Marx and Engels early recognised the significance of this movement. It was not the “theory of impoverishment” which characterised Marx and Engels. They held this in common with other Socialists, but were superior to them by not only recognising the capitalist tendency towards impoverishment, but also the proletarian counter tendency, and in this, in the class struggle, they recognised the great factor which would uplift proletariat, and give it the capacity which it needs if it is not merely to grasp political power by the luck of an accident, but is to be in a position to make itself master of that power, and to use it.
The proletarian class struggle, as a struggle of the masses, presupposes democracy. If not absolute and pure democracy, yet so much of democracy as is necessary to organise manes, and give them uniform enlightenment. This cannot be adequately done by secret methods. A few fly sheets cannot be a substitute for an extensive daily Press. Masses cannot be organised secretly, and, above all, a secret organisation cannot be a democratic one. It always leads.to the dictatorship of a single man, or of a small knot of leaders. The ordinary members can only become instruments for carrying out orders. Such a method may he rendered necessary for an oppressed class in the absence of democracy, but it would not promote the self-government and independence of the masses. Rather would it further the Messiah-consciousness of leaders, and their dictatorial habits.
The same Weitling, who gave such prominence to the function of a Messiah, spoke most contemptuously of democracy.
Communists are still pretty undecided about the choice of their form of government. A large part of those in France incline to a dictatorship, because they well know that the sovereignty of the people, as understood by republicans and politicians, is not suited for the period of transition from the old to a completely new organisation. Owen, the chief of the English Communists, would have the performance of specified duties allotted to men according to age, and the chief leaders of a government would be the oldest members of it. All Socialists with the exception of the followers of Fourier, to whom all forms of government are the same, are agreed that the form of government which is called the sovereignty of the people is a very unsuitable, and even dangerous, sheet anchor for the young principle of Communism about to be realised.
Weitling goes further. He will have nothing of democracy, even in a Socialist community.
If the idea of the sovereignty of the people is to be applied, all must rule. This can never be the case, and it is, therefore, not the sovereignty of the people, but the chance sovereignty of some of the people.
Weitling wanted the greatest geniuses to govern. They would be selected in a competition by scientific assemblies.

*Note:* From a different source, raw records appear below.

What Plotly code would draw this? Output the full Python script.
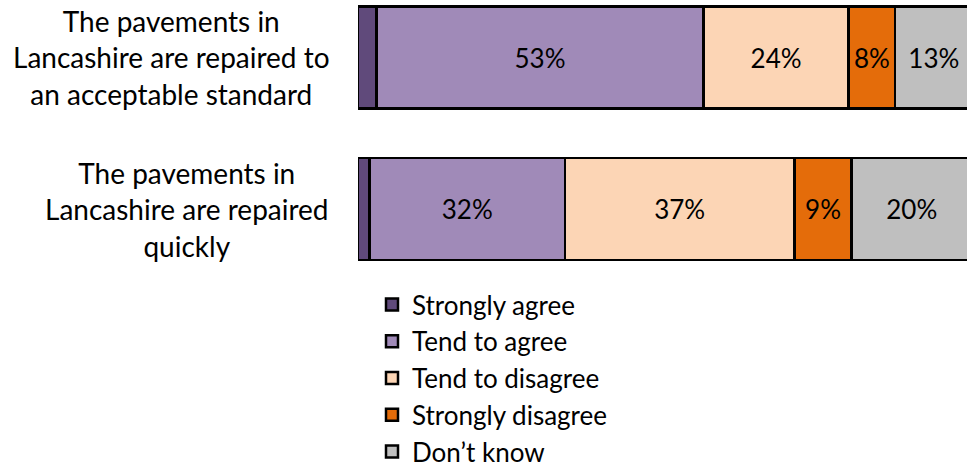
import plotly.graph_objects as go

categories = [
    "The pavements in<br>Lancashire are repaired to<br>an acceptable standard",
    "The pavements in<br>Lancashire are repaired<br>quickly",
]
series_names = ["Strongly agree", "Tend to agree", "Tend to disagree", "Strongly disagree", "Don’t know"]
strongly_agree = [3.0, 1.9]
tend_to_agree = [53.3, 31.8]
tend_to_disagree = [23.6, 37.4]
strongly_disagree = [7.6, 9.3]
dont_know = [12.6, 19.6]
colors = ["#604A7B", "#A08AB8", "#FCD5B5", "#E46C0A", "#BFBFBF"]

series_values = [strongly_agree, tend_to_agree, tend_to_disagree, strongly_disagree, dont_know]

W, H = 967, 468
PL = 358
FONT = "Lato"
STEP = 151.5
Y0 = 57.5

fig = go.Figure()
ypos = [0, 1]
for name, vals, col in zip(series_names, series_values, colors):
    labels = [f"{round(v):d}%" if v >= 5 else "" for v in vals]
    fig.add_trace(go.Bar(
        y=ypos, x=vals, name=name, orientation="h",
        marker=dict(color=col, line=dict(color="black", width=2.5)),
        width=102 / STEP,
        text=labels, textposition="inside", insidetextanchor="middle",
        textfont=dict(family=FONT, size=26, color="black"),
        constraintext="none",
        hoverinfo="skip",
    ))

label_x_px = [171, 187]
for i, (cat, px) in enumerate(zip(categories, label_x_px)):
    fig.add_annotation(
        x=(px - PL) / (W - PL), xref="paper", y=ypos[i], yref="y",
        text=cat, showarrow=False, xanchor="center", yanchor="middle", align="center",
        font=dict(family=FONT, size=28, color="black"),
    )

fig.update_layout(
    width=W, height=H,
    margin=dict(l=PL, r=0, t=0, b=0, autoexpand=False),
    barmode="stack",
    plot_bgcolor="white", paper_bgcolor="white",
    xaxis=dict(range=[0, 99.2], visible=False, fixedrange=True),
    yaxis=dict(range=[(H - Y0) / STEP, -Y0 / STEP], visible=False, fixedrange=True),
    showlegend=True,
    legend=dict(
        x=(372 - PL) / (W - PL), xanchor="left",
        y=1 - 281 / H, yanchor="top",
        traceorder="normal",
        font=dict(family=FONT, size=26, color="black"),
        bgcolor="rgba(0,0,0,0)",
    ),
    uniformtext=dict(mode=False),
)

fig.write_html("out.html")
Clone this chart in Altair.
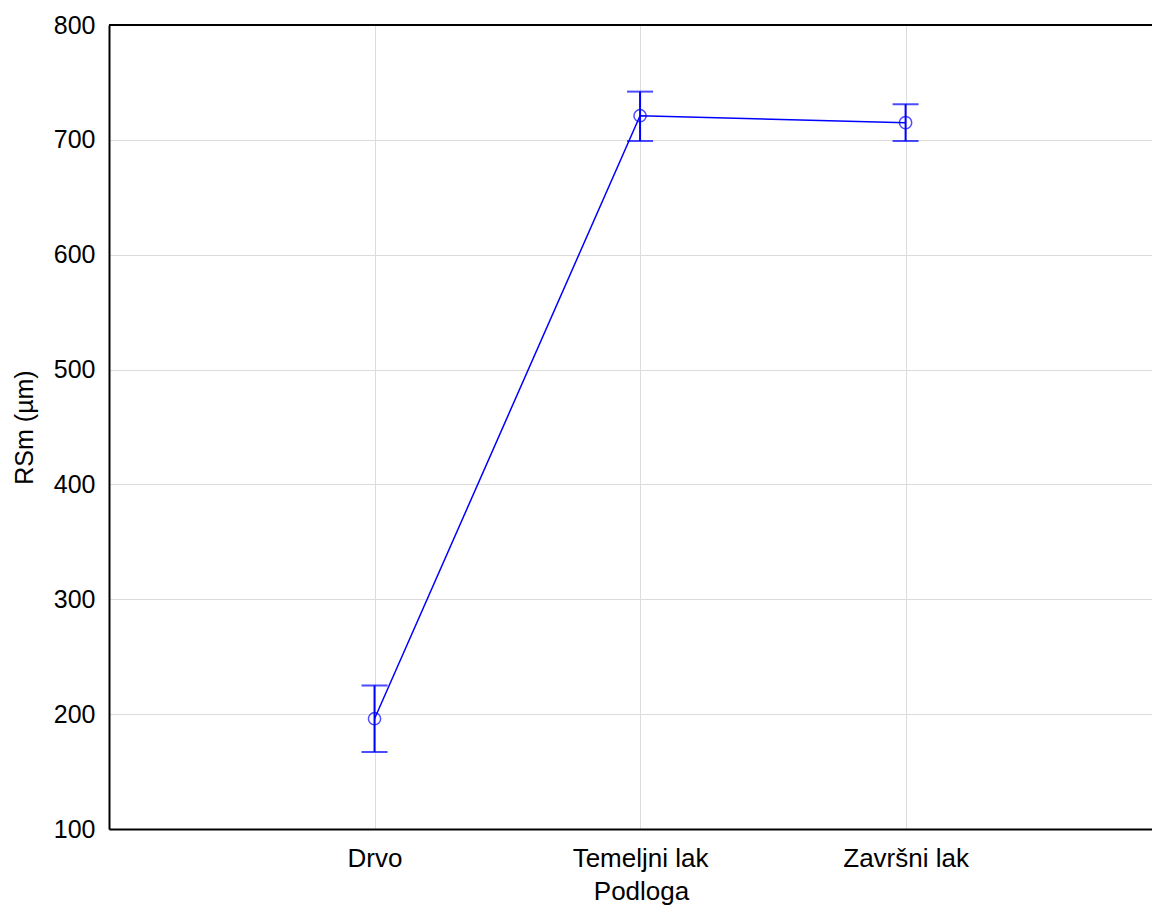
import altair as alt
import pandas as pd

categories = ["Drvo", "Temeljni lak", "Završni lak"]
positions = [1, 2, 3]
means = [196, 721, 715]
upper = [225, 742, 731]
lower = [167, 699, 699]

y_ticks = [100, 200, 300, 400, 500, 600, 700, 800]

df = pd.DataFrame({"pos": positions, "cat": categories, "mean": means, "hi": upper, "lo": lower})

W = 1043
H = 804
BLUE = "#0000ff"
FONT = "Liberation Sans"

label_expr = " : ".join(
    [f"datum.value == {p} ? '{c}'" for p, c in zip(positions, categories)]
) + " : ''"

x = alt.X("pos:Q", scale=alt.Scale(domain=[0, 3.928], nice=False, zero=False),
          axis=alt.Axis(values=positions, labelExpr=label_expr, title="Podloga",
                        grid=True, gridColor="#dcdcdc", ticks=False,
                        domainColor="black", domainWidth=2,
                        labelFont=FONT, labelFontSize=26, labelColor="black", labelPadding=16,
                        titleFont=FONT, titleFontSize=26, titleFontWeight="normal",
                        titleColor="black", titlePadding=7, titleX=532, titleAlign="center"))
y_scale = alt.Scale(domain=[100, 800], nice=False, zero=False)
y = alt.Y("mean:Q", scale=y_scale,
          axis=alt.Axis(values=y_ticks, title="RSm (µm)", grid=True, gridColor="#dcdcdc",
                        ticks=False, domainColor="black", domainWidth=2,
                        labelFont=FONT, labelFontSize=25, labelColor="black", labelPadding=14,
                        titleFont=FONT, titleFontSize=25, titleFontWeight="normal",
                        titleColor="black", titlePadding=16))

base = alt.Chart(df)
line = base.mark_line(color=BLUE, strokeWidth=1.5).encode(x=x, y=y)
pts = base.mark_point(shape="circle", filled=False, color=BLUE, size=150, strokeWidth=1.5).encode(x=x, y=y)
rule = base.mark_rule(color=BLUE, strokeWidth=2).encode(x=x, y=alt.Y("lo:Q", scale=y_scale), y2="hi:Q")
cap_hi = base.mark_tick(color=BLUE, size=26, thickness=2, orient="horizontal").encode(x=x, y=alt.Y("hi:Q", scale=y_scale))
cap_lo = base.mark_tick(color=BLUE, size=26, thickness=2, orient="horizontal").encode(x=x, y=alt.Y("lo:Q", scale=y_scale))
top = alt.Chart(pd.DataFrame({"v": [800]})).mark_rule(color="black", strokeWidth=2).encode(
    y=alt.Y("v:Q", scale=y_scale), x=alt.value(0), x2=alt.value(W))

chart = alt.layer(top, rule, cap_hi, cap_lo, line, pts).properties(
    width=W, height=H,
    autosize=alt.AutoSizeParams(type="none"),
    padding={"left": 101, "top": 17, "right": 0, "bottom": 79},
).configure_view(stroke=None).configure(background="white")

chart.save("out.html", embed_options={"renderer": "svg", "actions": False})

I have quoted Weitling in detail in order to show that the contempt for democracy, which is now recommended to us as the highest wisdom, is quite an old conception, and corresponds to a primitive stage in the working-class movement. At the same time that Weitling poured scorn on Universal Suffrage and freedom of the Press, the workers of England were fighting for these rights, and Marx and Engels ranged themselves by their side.
Since then the working classes of the whole of Europe, in numerous – often bloody – struggles, have conquered one instalment of democracy after the other, and by their endeavours to win, maintain and extend democracy, and by constantly making use of each instalment for organisation, for propaganda, and for resting social reforms, have they grown in maturity from year to year, and from the lowest have become the highest placed section of the masses of the people.
Has the proletariat already attained the maturity which Socialism postulates? And are the other conditions now in existence? These questions are to-day much disputed, the answers given being by some as decisively in the affirmative as by others in the negative. Both answers seem to me rather over hasty. Ripeness for Socialism is not a condition which lends itself to statistical calculation before the proof can be put to the test. In any case, it is wrong, as so often happens in discussing this question, to put the material pre-requisites of Socialism too much in the foreground. No doubt, without a certain development of the large industry no Socialism is possible, but when it is asserted that Socialism would only become practicable when capitalism is no more in a position to expand, all proof of this is lacking. It is correct to say that Socialism would be the more easily realisable the more developed the large industry is, and therefore the more compact the productive forces are which must be socially organised.
Yet this is only relevant to the problem, when it is considered from the standpoint of a particular State. The simplification of the problem in this form is, however, counteracted by the fact that the growth of the large industry is accompanied by an expansion of its markets, the progress of the division of labour and of international communications, and therewith the constant widening and increasing complication of the problem of the social organisation of production. There is, indeed, no reason for believing that the organisation of the largest part of production for social ends, by the State, Municipalities, and Co-operative Societies, is not already possible in modern industrial States, with their banking facilities and their machinery for the conduct of businesses.
The decisive factor is no longer the material, but the personal one. Is the proletariat strong and intelligent enough to take in hand the regulation of society, that is, does it possess the power and the capacity to transfer democracy from politics to economics? This cannot be foretold with certainty. The factor in question is one which is in different stages of development in different countries, and it fluctuates considerably at various times in the same country. Adequate strength -and capacity are relative conceptions. The same measure of strength may be insufficient to-day, when the opponents are strong, but to-morrow quite adequate, when they have suffered a moral, economic or military collapse.
The same measure of capacity might be quite inadequate to-day should power be attained in a highly complicated situation, and yet to-morrow it could be equal to all demands made on it, if meanwhile conditions have simplified and become stabler.
In every case only practice can show if the proletariat is already sufficiently mature for Socialism. We can only say the following for certain. The proletariat grows always in numbers, strength and intelligence, it is ever approaching the climax of its development.
It is not definite enough to say that the latter phase will be reached when the proletariat forms the majority of the people, and when the majority announce their adhesion to Socialism. On the other hand, it may be confidently said that a people is not yet ripe for Socialism so long as the majority of the masses are hostile to Socialism, and will have nothing of it.
So here again democracy not only matures the proletariat the soonest, but gives the quickest indications of this process.